For the last year and a half I have worked very hard to control my drinking. Because I know the spiral it can take me down. I know the abyss that is waiting for me if I lose control again. But last Friday night, I lost all control. I was impulsive and reckless. I didn’t care. About anyone or anything. Now this girl, she knows everything. And she cried and begged me never to do anything to hurt myself because she didn’t want to be without me. While drunk, I didn’t care. I forgot the promise that I made to her. And I attempted to overdose on pills. I eventually forced myself to throw them up. But still. The thought remains in my head. I wanted to die. I thought I had moved beyond that. But it’s still there. All of those broken pieces are still there inside of me. Just waiting for me to lose control. I literally wanted to die. And it confuses me because I was so happy that day. Even on my way to the bar where I was meeting a friend, I was rocking out in my car and had a smile on my face. And then, everything just changed. Just like before. Like the last year and a half of my life has all just been a lie. A lie to myself. Somewhere inside of me still lie all the demons. All the emptiness and loneliness and depression and self-hatred. It’s all still there. Like bad friends I wanted to get rid of. Thought I got rid of.
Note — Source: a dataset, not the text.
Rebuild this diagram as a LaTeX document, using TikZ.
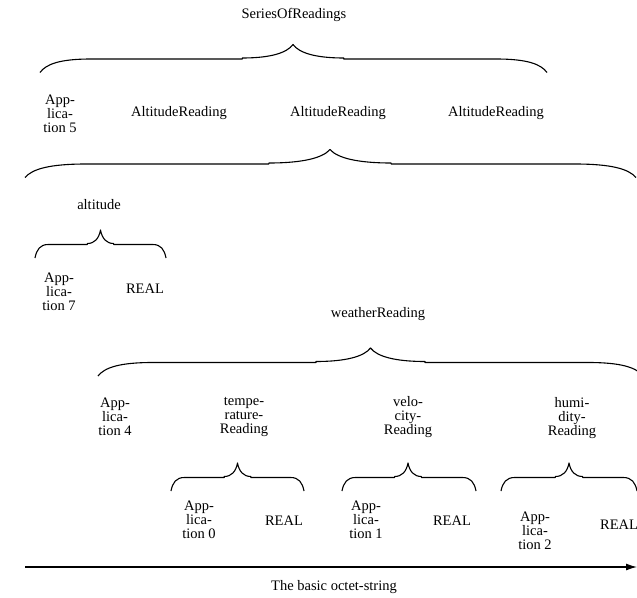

But the reality? They never went anywhere. And now, I just feel lost. I feel like this entire world I’ve built is all crumbling down. I wanted to feel. I wanted to feel alive. And happy. And know that I could make someone else happy. And now, I do feel. But I feel everything. I am feeling every emotion to the ultimate capacity. And I feel like I’m dying inside. I feel alone. So so alone. And like maybe I will be alone forever. Because I am always going to be this person. And no one wants to deal with this broken person. Not even me.